• _Source material_:
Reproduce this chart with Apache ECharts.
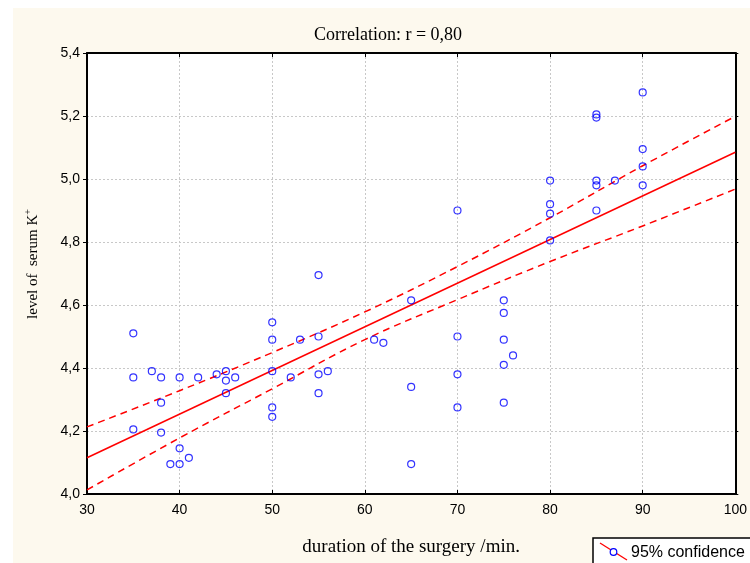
<!DOCTYPE html>
<html>
<head>
<meta charset="utf-8">
<script src="https://cdn.jsdelivr.net/npm/echarts@6/dist/echarts.min.js"></script>
<style>html,body{margin:0;padding:0;background:#fff;}#c{width:750px;height:563px;}</style>
</head>
<body>
<div id="c"></div>
<script>
// Data
var xValues = [35,37,35,38,40,42,44,45,45,46,45,38,35,38,40,41,39,40,
  50,50,50,50,50,52,53,55,55,55,56,55,61,62,
  65,65,65,70,70,70,70,75,75,75,76,75,75,
  80,80,80,80,85,85,85,85,85,87,90,90,90,90];
var yValues = [4.51,4.39,4.37,4.37,4.37,4.37,4.38,4.39,4.36,4.37,4.32,4.29,4.205,4.195,4.145,4.115,4.095,4.095,
  4.545,4.49,4.39,4.275,4.245,4.37,4.49,4.695,4.50,4.38,4.39,4.32,4.49,4.48,
  4.615,4.34,4.095,4.90,4.50,4.38,4.275,4.615,4.575,4.49,4.44,4.41,4.29,
  4.995,4.92,4.89,4.805,5.205,5.195,4.995,4.98,4.90,4.995,5.275,5.095,5.04,4.98];
var fitX = [30, 100];
var fitY = [4.115, 5.085];
var bandX = [30,40,50,60,70,80,90,100];
var upperY = [4.213,4.328,4.449,4.578,4.722,4.877,5.042,5.199];
var lowerY = [4.013,4.178,4.334,4.49,4.617,4.738,4.851,4.968];
var xTicks = [30,40,50,60,70,80,90,100];
var yTicks = [4.0,4.2,4.4,4.6,4.8,5.0,5.2,5.4];
var titleText = 'Correlation: r = 0,80';
var xName = 'duration of the surgery /min.';
var yName = 'level of  serum K';
var legendText = '95% confidence';

function zip(a,b){return a.map(function(v,i){return [v,b[i]];});}
var serif = '"Liberation Serif", "Times New Roman", serif';
var sans = '"Liberation Sans", Arial, sans-serif';
var chart = echarts.init(document.getElementById('c'));
chart.setOption({
  animation:false,
  backgroundColor:'#ffffff',
  graphic:[
    {type:'rect', z:-10, shape:{x:13,y:8,width:737,height:555}, style:{fill:'#fdf9ee'}},
    {type:'rect', z:-9, shape:{x:87,y:53,width:649,height:441}, style:{fill:'#ffffff'}},
    {type:'text', z:10, x:33, y:264, rotation:Math.PI/2,
      style:{text:'{a|'+yName+'}{s|+}', align:'center', verticalAlign:'middle',
        rich:{a:{fontFamily:serif, fontSize:15, fill:'#000'},
              s:{fontFamily:serif, fontSize:10, fill:'#000', padding:[0,0,9,0]}}}},
    {type:'rect', z:10, shape:{x:593,y:538,width:170,height:40}, style:{fill:'#ffffff',stroke:'#000',lineWidth:1.5}},
    {type:'line', z:11, shape:{x1:600,y1:543,x2:627,y2:560}, style:{stroke:'#ff0000',lineWidth:1.3}},
    {type:'circle', z:12, shape:{cx:613.5,cy:552,r:3.3}, style:{fill:'#ffffff',stroke:'#0000ff',lineWidth:1.2}},
    {type:'text', z:12, style:{x:631,y:553,text:legendText,fill:'#000',font:'16px "Liberation Sans", Arial, sans-serif',textVerticalAlign:'middle'}}
  ],
  title:{text:titleText, left:309, top:21, textStyle:{fontFamily:serif, fontWeight:'normal', fontSize:18, color:'#000'}},
  grid:{left:87, top:53, width:649, height:441},
  xAxis:[{
    type:'value', min:30, max:100, interval:10, position:'bottom',
    name:xName, nameLocation:'middle', nameGap:44,
    nameTextStyle:{fontFamily:serif, fontSize:19, color:'#000'},
    axisLine:{onZero:false, lineStyle:{color:'#000', width:2}},
    axisTick:{inside:true, length:4, lineStyle:{color:'#000'}},
    axisLabel:{margin:9, color:'#000', fontSize:14, fontFamily:sans,
      formatter:function(v){return xTicks.indexOf(v)>=0?String(v):'';}},
    splitLine:{show:true, lineStyle:{color:'#c8c8c8', type:[2,2], width:1}}
  },{
    type:'value', min:30, max:100, interval:10, position:'top',
    axisLine:{onZero:false, lineStyle:{color:'#000', width:2}},
    axisTick:{inside:true, length:4, lineStyle:{color:'#000'}},
    axisLabel:{show:false}, splitLine:{show:false}
  }],
  yAxis:[{
    type:'value', min:4.0, max:5.4, interval:0.2, position:'left',
    axisLine:{onZero:false, lineStyle:{color:'#000', width:2}},
    axisTick:{inside:false, length:4, lineStyle:{color:'#000'}},
    axisLabel:{margin:7, color:'#000', fontSize:14, fontFamily:sans,
      formatter:function(v){return v.toFixed(1).replace('.',',');}},
    splitLine:{show:true, lineStyle:{color:'#c8c8c8', type:[2,2], width:1}}
  },{
    type:'value', min:4.0, max:5.4, interval:0.2, position:'right',
    axisLine:{onZero:false, lineStyle:{color:'#000', width:2}},
    axisTick:{inside:false, length:3, lineStyle:{color:'#000'}},
    axisLabel:{show:false}, splitLine:{show:false}
  }],
  series:[
    {type:'line', data:zip(bandX, upperY), smooth:0.4, symbol:'none', lineStyle:{color:'#ff0000', width:1.5, type:[7,5]}, z:3},
    {type:'line', data:zip(bandX, lowerY), smooth:0.4, symbol:'none', lineStyle:{color:'#ff0000', width:1.5, type:[7,5]}, z:3},
    {type:'line', data:zip(fitX, fitY), symbol:'none', lineStyle:{color:'#ff0000', width:1.5}, z:3},
    {type:'scatter', data:zip(xValues, yValues), symbol:'circle', symbolSize:7,
      itemStyle:{color:'rgba(255,255,255,0)', borderColor:'#0000ff', borderWidth:1.2}, z:4}
  ]
});
</script>
</body>
</html>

• _Set problem_: Leave out the pictures, then repeat the listing above exactly from its first line to the line with "var legendText = '95% confidence';", inclusive.

• _Answer to this problem_:
Reproduce this chart with Apache ECharts.
<!DOCTYPE html>
<html>
<head>
<meta charset="utf-8">
<script src="https://cdn.jsdelivr.net/npm/echarts@6/dist/echarts.min.js"></script>
<style>html,body{margin:0;padding:0;background:#fff;}#c{width:750px;height:563px;}</style>
</head>
<body>
<div id="c"></div>
<script>
// Data
var xValues = [35,37,35,38,40,42,44,45,45,46,45,38,35,38,40,41,39,40,
  50,50,50,50,50,52,53,55,55,55,56,55,61,62,
  65,65,65,70,70,70,70,75,75,75,76,75,75,
  80,80,80,80,85,85,85,85,85,87,90,90,90,90];
var yValues = [4.51,4.39,4.37,4.37,4.37,4.37,4.38,4.39,4.36,4.37,4.32,4.29,4.205,4.195,4.145,4.115,4.095,4.095,
  4.545,4.49,4.39,4.275,4.245,4.37,4.49,4.695,4.50,4.38,4.39,4.32,4.49,4.48,
  4.615,4.34,4.095,4.90,4.50,4.38,4.275,4.615,4.575,4.49,4.44,4.41,4.29,
  4.995,4.92,4.89,4.805,5.205,5.195,4.995,4.98,4.90,4.995,5.275,5.095,5.04,4.98];
var fitX = [30, 100];
var fitY = [4.115, 5.085];
var bandX = [30,40,50,60,70,80,90,100];
var upperY = [4.213,4.328,4.449,4.578,4.722,4.877,5.042,5.199];
var lowerY = [4.013,4.178,4.334,4.49,4.617,4.738,4.851,4.968];
var xTicks = [30,40,50,60,70,80,90,100];
var yTicks = [4.0,4.2,4.4,4.6,4.8,5.0,5.2,5.4];
var titleText = 'Correlation: r = 0,80';
var xName = 'duration of the surgery /min.';
var yName = 'level of  serum K';
var legendText = '95% confidence';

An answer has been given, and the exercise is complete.